_Task_: Where a line below holds the string "with", copy that line.

========================================

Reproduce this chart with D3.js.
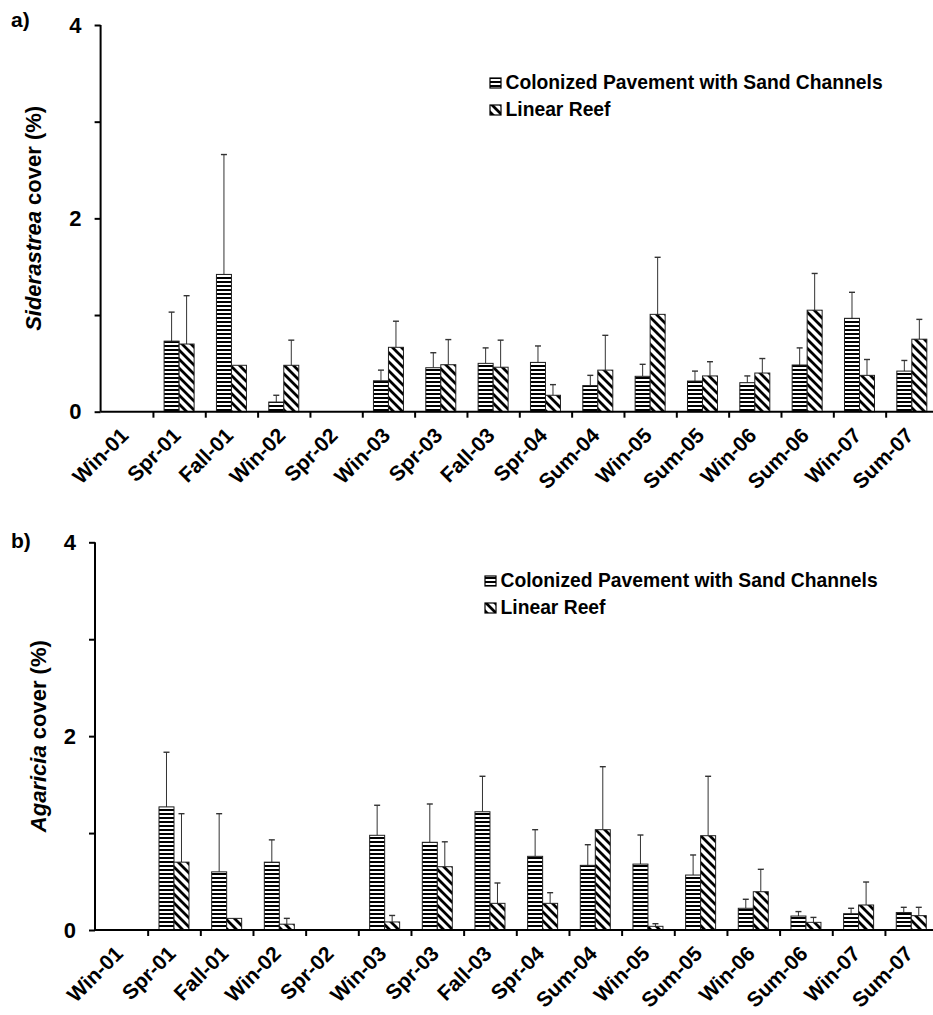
<!DOCTYPE html>
<html>
<head>
<meta charset="utf-8">
<script src="https://cdn.jsdelivr.net/npm/d3@7"></script>
<style>
  html, body { margin: 0; padding: 0; background: #fff; }
  svg { display: block; font-family: "Liberation Sans", Arial, sans-serif; }
</style>
</head>
<body>
<svg id="chart" width="933" height="1015"></svg>
<script>
// ---------------- data ----------------
const categories = ["Win-01","Spr-01","Fall-01","Win-02","Spr-02","Win-03","Spr-03","Fall-03","Spr-04","Sum-04","Win-05","Sum-05","Win-06","Sum-06","Win-07","Sum-07"];
const seriesNames = ["Colonized Pavement with Sand Channels", "Linear Reef"];
const yTicks = [0, 1, 2, 3, 4];
const yTickLabels = ["0", "", "2", "", "4"];

// Panel a: Siderastrea
const sidCP    = [0, 0.73, 1.42, 0.10, 0, 0.32, 0.455, 0.50, 0.51, 0.27, 0.366, 0.317, 0.30, 0.483, 0.966, 0.42];
const sidCPErr = [0, 0.30, 1.24, 0.07, 0, 0.11, 0.155, 0.16, 0.17, 0.106, 0.124, 0.103, 0.07, 0.177, 0.269, 0.11];
const sidLR    = [0, 0.70, 0.48, 0.48, 0, 0.666, 0.486, 0.46, 0.17, 0.43, 1.007, 0.37, 0.40, 1.05, 0.376, 0.75];
const sidLRErr = [0, 0.50, 0, 0.26, 0, 0.27, 0.26, 0.28, 0.11, 0.36, 0.59, 0.147, 0.15, 0.38, 0.164, 0.205];

// Panel b: Agaricia
const agaCP    = [0, 1.27, 0.60, 0.70, 0, 0.977, 0.905, 1.22, 0.76, 0.667, 0.68, 0.567, 0.224, 0.144, 0.168, 0.18];
const agaCPErr = [0, 0.564, 0.60, 0.23, 0, 0.31, 0.395, 0.366, 0.275, 0.213, 0.30, 0.207, 0.093, 0.046, 0.056, 0.054];
const agaLR    = [0, 0.70, 0.12, 0.06, 0, 0.083, 0.653, 0.275, 0.275, 1.035, 0.038, 0.973, 0.395, 0.079, 0.258, 0.148];
const agaLRErr = [0, 0.50, 0, 0.06, 0, 0.067, 0.257, 0.21, 0.11, 0.65, 0.027, 0.613, 0.231, 0.051, 0.237, 0.086];

// ---------------- drawing ----------------
const svg = d3.select("#chart");
const defs = svg.append("defs");

// horizontal stripes
const pH = defs.append("pattern").attr("id", "stripeH").attr("patternUnits", "userSpaceOnUse")
  .attr("width", 6).attr("height", 4);
pH.append("rect").attr("width", 6).attr("height", 4).attr("fill", "#fff");
pH.append("rect").attr("y", 1).attr("width", 6).attr("height", 2).attr("fill", "#000");

// diagonal "\" hatch
const pD = defs.append("pattern").attr("id", "hatchD").attr("patternUnits", "userSpaceOnUse")
  .attr("width", 9).attr("height", 9);
pD.append("rect").attr("width", 9).attr("height", 9).attr("fill", "#fff");
pD.append("path").attr("d", "M-2,-2 L11,11 M-2,7 L2,11 M7,-2 L11,2")
  .attr("stroke", "#000").attr("stroke-width", 2.8);

const fills = ["url(#stripeH)", "url(#hatchD)"];

const panels = [
  { label: "a)", labelX: 11, labelY: 27, x0: 100.6, x1: 938, yTop: 25, yBot: 411.7,
    cp: sidCP, cpErr: sidCPErr, lr: sidLR, lrErr: sidLRErr,
    titleItalic: "Siderastrea", titleRest: " cover (%)", titleX: 41,
    legX: 490, legY: 78 },
  { label: "b)", labelX: 11, labelY: 548, x0: 95, x1: 937.6, yTop: 542.3, yBot: 930,
    cp: agaCP, cpErr: agaCPErr, lr: agaLR, lrErr: agaLRErr,
    titleItalic: "Agaricia", titleRest: " cover (%)", titleX: 46,
    legX: 485, legY: 576 }
];

panels.forEach(p => {
  const g = svg.append("g");
  const x = d3.scaleBand().domain(categories).range([p.x0, p.x1]).padding(0);
  const xi = d3.scaleLinear().domain([0, categories.length]).range([p.x0, p.x1]);
  const y = d3.scaleLinear().domain([0, 4]).range([p.yBot, p.yTop]);
  const bw = 15;

  // bars
  const seriesVals = [p.cp, p.lr];
  const seriesErr = [p.cpErr, p.lrErr];
  seriesVals.forEach((vals, s) => {
    const data = categories.map((c, i) => ({ c, v: vals[i], e: seriesErr[s][i] })).filter(d => d.v > 0);
    const bx = d => x(d.c) + x.bandwidth() / 2 - bw + s * bw;
    // error bars
    const eb = g.append("g").selectAll("g").data(data.filter(d => d.e > 0)).join("g");
    eb.append("line")
      .attr("x1", d => bx(d) + bw / 2).attr("x2", d => bx(d) + bw / 2)
      .attr("y1", d => y(d.v)).attr("y2", d => y(d.v + d.e))
      .attr("stroke", "#333").attr("stroke-width", 1);
    eb.append("line")
      .attr("x1", d => bx(d) + bw / 2 - 3).attr("x2", d => bx(d) + bw / 2 + 3)
      .attr("y1", d => y(d.v + d.e)).attr("y2", d => y(d.v + d.e))
      .attr("stroke", "#333").attr("stroke-width", 1.4);
    g.append("g").selectAll("rect").data(data).join("rect")
      .attr("x", bx).attr("width", bw)
      .attr("y", d => y(d.v)).attr("height", d => y(0) - y(d.v))
      .attr("fill", fills[s]).attr("stroke", "#222").attr("stroke-width", 1);
  });

  // y axis
  const yAxis = g.append("g").attr("transform", `translate(${p.x0},0)`)
    .call(d3.axisLeft(y).tickValues(yTicks).tickSize(6).tickPadding(13)
      .tickFormat((d, i) => yTickLabels[i]));
  yAxis.select(".domain").attr("d", `M0,${p.yTop}V${p.yBot}`).attr("stroke-width", 2);
  yAxis.selectAll(".tick line").attr("stroke-width", 2);
  yAxis.selectAll("text").attr("font-size", 22).attr("font-weight", "bold")
    .attr("font-family", "Liberation Sans, Arial, sans-serif").attr("fill", "#000");

  // x axis with ticks at category boundaries
  const xAxis = g.append("g").attr("transform", `translate(0,${p.yBot})`)
    .call(d3.axisBottom(xi).tickValues(d3.range(1, categories.length + 1)).tickSize(6).tickFormat(""));
  xAxis.select(".domain").attr("d", `M${p.x0},0H${p.x1}`).attr("stroke-width", 2);
  xAxis.selectAll(".tick line").attr("stroke-width", 2);

  // category labels
  g.append("g").selectAll("text").data(categories).join("text")
    .attr("transform", d => `translate(${x(d) + x.bandwidth() / 2 + 3},${p.yBot + 25}) rotate(-45)`)
    .attr("text-anchor", "end")
    .attr("font-size", 21).attr("font-weight", "bold").text(d => d);

  // y title
  const t = g.append("text")
    .attr("transform", `translate(${p.titleX},${(p.yTop + p.yBot) / 2}) rotate(-90)`)
    .attr("text-anchor", "middle").attr("font-size", 22).attr("font-weight", "bold");
  t.append("tspan").attr("font-style", "italic").text(p.titleItalic);
  t.append("tspan").text(p.titleRest);

  // panel label
  g.append("text").attr("x", p.labelX).attr("y", p.labelY)
    .attr("font-size", 21).attr("font-weight", "bold").text(p.label);

  // legend
  const leg = g.append("g");
  seriesNames.forEach((name, i) => {
    const ly = p.legY + i * 27;
    leg.append("rect").attr("x", p.legX).attr("y", ly).attr("width", 11).attr("height", 10)
      .attr("fill", fills[i]).attr("stroke", "#000").attr("stroke-width", 1.2);
    leg.append("text").attr("x", p.legX + 15.5).attr("y", ly + 11)
      .attr("font-size", 19.3).attr("font-weight", "bold").text(name);
  });
});
</script>
</body>
</html>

========================================

_Result of the task_:
Reproduce this chart with D3.js.
const seriesNames = ["Colonized Pavement with Sand Channels", "Linear Reef"];
  // x axis with ticks at category boundaries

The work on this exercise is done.